Stated goal
Copy the data exactly as it appears, and do not include any pictures.
## START
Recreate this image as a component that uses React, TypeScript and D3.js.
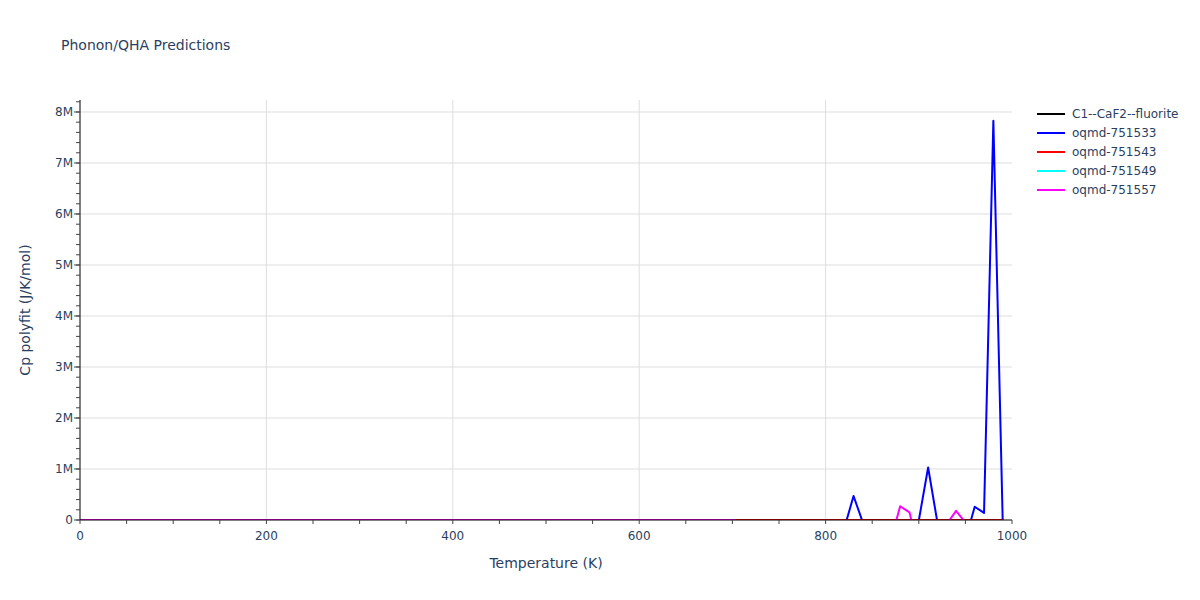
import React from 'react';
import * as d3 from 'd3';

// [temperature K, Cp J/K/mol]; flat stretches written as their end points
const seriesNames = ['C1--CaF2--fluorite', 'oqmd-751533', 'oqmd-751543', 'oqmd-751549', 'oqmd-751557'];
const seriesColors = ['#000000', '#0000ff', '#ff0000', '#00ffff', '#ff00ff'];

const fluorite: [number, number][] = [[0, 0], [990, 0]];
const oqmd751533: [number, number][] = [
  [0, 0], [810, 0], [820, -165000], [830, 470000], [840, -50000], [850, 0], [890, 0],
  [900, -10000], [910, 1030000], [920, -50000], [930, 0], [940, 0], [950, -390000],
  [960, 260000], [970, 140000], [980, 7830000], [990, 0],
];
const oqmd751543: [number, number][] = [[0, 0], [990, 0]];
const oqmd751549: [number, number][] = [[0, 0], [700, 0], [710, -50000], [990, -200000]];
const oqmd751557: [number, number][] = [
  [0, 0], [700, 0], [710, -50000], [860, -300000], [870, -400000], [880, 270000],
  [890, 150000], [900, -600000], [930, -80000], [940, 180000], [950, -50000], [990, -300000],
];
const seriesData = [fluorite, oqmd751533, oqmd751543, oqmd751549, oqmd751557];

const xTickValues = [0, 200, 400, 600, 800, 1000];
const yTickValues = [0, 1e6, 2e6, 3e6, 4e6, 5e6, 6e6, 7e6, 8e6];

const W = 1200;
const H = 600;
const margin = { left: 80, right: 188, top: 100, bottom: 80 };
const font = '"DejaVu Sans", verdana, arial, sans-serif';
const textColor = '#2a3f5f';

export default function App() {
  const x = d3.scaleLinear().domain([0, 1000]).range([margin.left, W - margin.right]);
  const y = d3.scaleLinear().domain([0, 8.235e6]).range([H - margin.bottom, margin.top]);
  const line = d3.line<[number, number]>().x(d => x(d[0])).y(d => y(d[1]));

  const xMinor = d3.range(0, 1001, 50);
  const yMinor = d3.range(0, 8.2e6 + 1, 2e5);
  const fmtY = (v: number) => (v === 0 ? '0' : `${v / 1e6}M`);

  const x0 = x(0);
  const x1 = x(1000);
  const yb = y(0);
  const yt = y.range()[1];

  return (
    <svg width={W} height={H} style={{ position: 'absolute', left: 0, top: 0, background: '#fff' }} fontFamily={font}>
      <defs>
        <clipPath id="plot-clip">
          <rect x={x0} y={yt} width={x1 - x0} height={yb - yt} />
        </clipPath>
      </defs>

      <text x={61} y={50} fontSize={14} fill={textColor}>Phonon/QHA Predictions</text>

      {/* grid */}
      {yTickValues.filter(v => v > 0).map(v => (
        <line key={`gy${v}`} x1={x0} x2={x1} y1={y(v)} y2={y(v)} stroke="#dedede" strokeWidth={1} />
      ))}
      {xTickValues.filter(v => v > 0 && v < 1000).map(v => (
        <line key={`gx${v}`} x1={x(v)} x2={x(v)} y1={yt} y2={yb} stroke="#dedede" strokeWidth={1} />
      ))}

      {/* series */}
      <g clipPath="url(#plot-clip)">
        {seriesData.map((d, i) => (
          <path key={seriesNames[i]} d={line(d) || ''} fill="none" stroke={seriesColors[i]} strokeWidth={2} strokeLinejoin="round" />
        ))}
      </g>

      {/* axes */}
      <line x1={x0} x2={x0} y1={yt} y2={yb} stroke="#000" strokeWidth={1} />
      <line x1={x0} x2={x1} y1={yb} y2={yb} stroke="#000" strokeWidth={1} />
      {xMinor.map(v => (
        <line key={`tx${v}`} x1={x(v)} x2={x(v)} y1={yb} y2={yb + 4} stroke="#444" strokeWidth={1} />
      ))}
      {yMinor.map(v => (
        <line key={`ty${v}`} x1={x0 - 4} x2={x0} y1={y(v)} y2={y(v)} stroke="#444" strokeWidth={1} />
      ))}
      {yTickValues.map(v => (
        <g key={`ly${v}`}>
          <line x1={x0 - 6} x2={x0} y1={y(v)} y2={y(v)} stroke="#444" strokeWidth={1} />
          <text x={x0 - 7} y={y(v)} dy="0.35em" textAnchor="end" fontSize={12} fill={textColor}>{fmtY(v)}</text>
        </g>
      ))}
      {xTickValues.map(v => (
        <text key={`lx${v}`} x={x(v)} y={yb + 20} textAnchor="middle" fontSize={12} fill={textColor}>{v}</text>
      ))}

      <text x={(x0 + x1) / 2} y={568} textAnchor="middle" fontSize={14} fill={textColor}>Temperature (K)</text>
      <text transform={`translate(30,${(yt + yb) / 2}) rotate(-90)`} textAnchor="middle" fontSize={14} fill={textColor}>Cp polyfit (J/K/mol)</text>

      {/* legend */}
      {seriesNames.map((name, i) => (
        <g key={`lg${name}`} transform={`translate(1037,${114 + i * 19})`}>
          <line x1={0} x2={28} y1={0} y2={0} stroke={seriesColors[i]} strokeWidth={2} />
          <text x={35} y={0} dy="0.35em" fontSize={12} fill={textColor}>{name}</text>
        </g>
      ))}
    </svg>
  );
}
## END
Result for this exercise
Recreate this image as a component that uses React, TypeScript and D3.js.
import React from 'react';
import * as d3 from 'd3';

// [temperature K, Cp J/K/mol]; flat stretches written as their end points
const seriesNames = ['C1--CaF2--fluorite', 'oqmd-751533', 'oqmd-751543', 'oqmd-751549', 'oqmd-751557'];
const seriesColors = ['#000000', '#0000ff', '#ff0000', '#00ffff', '#ff00ff'];

const fluorite: [number, number][] = [[0, 0], [990, 0]];
const oqmd751533: [number, number][] = [
  [0, 0], [810, 0], [820, -165000], [830, 470000], [840, -50000], [850, 0], [890, 0],
  [900, -10000], [910, 1030000], [920, -50000], [930, 0], [940, 0], [950, -390000],
  [960, 260000], [970, 140000], [980, 7830000], [990, 0],
];
const oqmd751543: [number, number][] = [[0, 0], [990, 0]];
const oqmd751549: [number, number][] = [[0, 0], [700, 0], [710, -50000], [990, -200000]];
const oqmd751557: [number, number][] = [
  [0, 0], [700, 0], [710, -50000], [860, -300000], [870, -400000], [880, 270000],
  [890, 150000], [900, -600000], [930, -80000], [940, 180000], [950, -50000], [990, -300000],
];
const seriesData = [fluorite, oqmd751533, oqmd751543, oqmd751549, oqmd751557];

const xTickValues = [0, 200, 400, 600, 800, 1000];
const yTickValues = [0, 1e6, 2e6, 3e6, 4e6, 5e6, 6e6, 7e6, 8e6];

const W = 1200;
const H = 600;
const margin = { left: 80, right: 188, top: 100, bottom: 80 };
const font = '"DejaVu Sans", verdana, arial, sans-serif';
const textColor = '#2a3f5f';

export default function App() {
  const x = d3.scaleLinear().domain([0, 1000]).range([margin.left, W - margin.right]);
  const y = d3.scaleLinear().domain([0, 8.235e6]).range([H - margin.bottom, margin.top]);
  const line = d3.line<[number, number]>().x(d => x(d[0])).y(d => y(d[1]));

  const xMinor = d3.range(0, 1001, 50);
  const yMinor = d3.range(0, 8.2e6 + 1, 2e5);
  const fmtY = (v: number) => (v === 0 ? '0' : `${v / 1e6}M`);

  const x0 = x(0);
  const x1 = x(1000);
  const yb = y(0);
  const yt = y.range()[1];

  return (
    <svg width={W} height={H} style={{ position: 'absolute', left: 0, top: 0, background: '#fff' }} fontFamily={font}>
      <defs>
        <clipPath id="plot-clip">
          <rect x={x0} y={yt} width={x1 - x0} height={yb - yt} />
        </clipPath>
      </defs>

      <text x={61} y={50} fontSize={14} fill={textColor}>Phonon/QHA Predictions</text>

      {/* grid */}
      {yTickValues.filter(v => v > 0).map(v => (
        <line key={`gy${v}`} x1={x0} x2={x1} y1={y(v)} y2={y(v)} stroke="#dedede" strokeWidth={1} />
      ))}
      {xTickValues.filter(v => v > 0 && v < 1000).map(v => (
        <line key={`gx${v}`} x1={x(v)} x2={x(v)} y1={yt} y2={yb} stroke="#dedede" strokeWidth={1} />
      ))}

      {/* series */}
      <g clipPath="url(#plot-clip)">
        {seriesData.map((d, i) => (
          <path key={seriesNames[i]} d={line(d) || ''} fill="none" stroke={seriesColors[i]} strokeWidth={2} strokeLinejoin="round" />
        ))}
      </g>

      {/* axes */}
      <line x1={x0} x2={x0} y1={yt} y2={yb} stroke="#000" strokeWidth={1} />
      <line x1={x0} x2={x1} y1={yb} y2={yb} stroke="#000" strokeWidth={1} />
      {xMinor.map(v => (
        <line key={`tx${v}`} x1={x(v)} x2={x(v)} y1={yb} y2={yb + 4} stroke="#444" strokeWidth={1} />
      ))}
      {yMinor.map(v => (
        <line key={`ty${v}`} x1={x0 - 4} x2={x0} y1={y(v)} y2={y(v)} stroke="#444" strokeWidth={1} />
      ))}
      {yTickValues.map(v => (
        <g key={`ly${v}`}>
          <line x1={x0 - 6} x2={x0} y1={y(v)} y2={y(v)} stroke="#444" strokeWidth={1} />
          <text x={x0 - 7} y={y(v)} dy="0.35em" textAnchor="end" fontSize={12} fill={textColor}>{fmtY(v)}</text>
        </g>
      ))}
      {xTickValues.map(v => (
        <text key={`lx${v}`} x={x(v)} y={yb + 20} textAnchor="middle" fontSize={12} fill={textColor}>{v}</text>
      ))}

      <text x={(x0 + x1) / 2} y={568} textAnchor="middle" fontSize={14} fill={textColor}>Temperature (K)</text>
      <text transform={`translate(30,${(yt + yb) / 2}) rotate(-90)`} textAnchor="middle" fontSize={14} fill={textColor}>Cp polyfit (J/K/mol)</text>

      {/* legend */}
      {seriesNames.map((name, i) => (
        <g key={`lg${name}`} transform={`translate(1037,${114 + i * 19})`}>
          <line x1={0} x2={28} y1={0} y2={0} stroke={seriesColors[i]} strokeWidth={2} />
          <text x={35} y={0} dy="0.35em" fontSize={12} fill={textColor}>{name}</text>
        </g>
      ))}
    </svg>
  );
}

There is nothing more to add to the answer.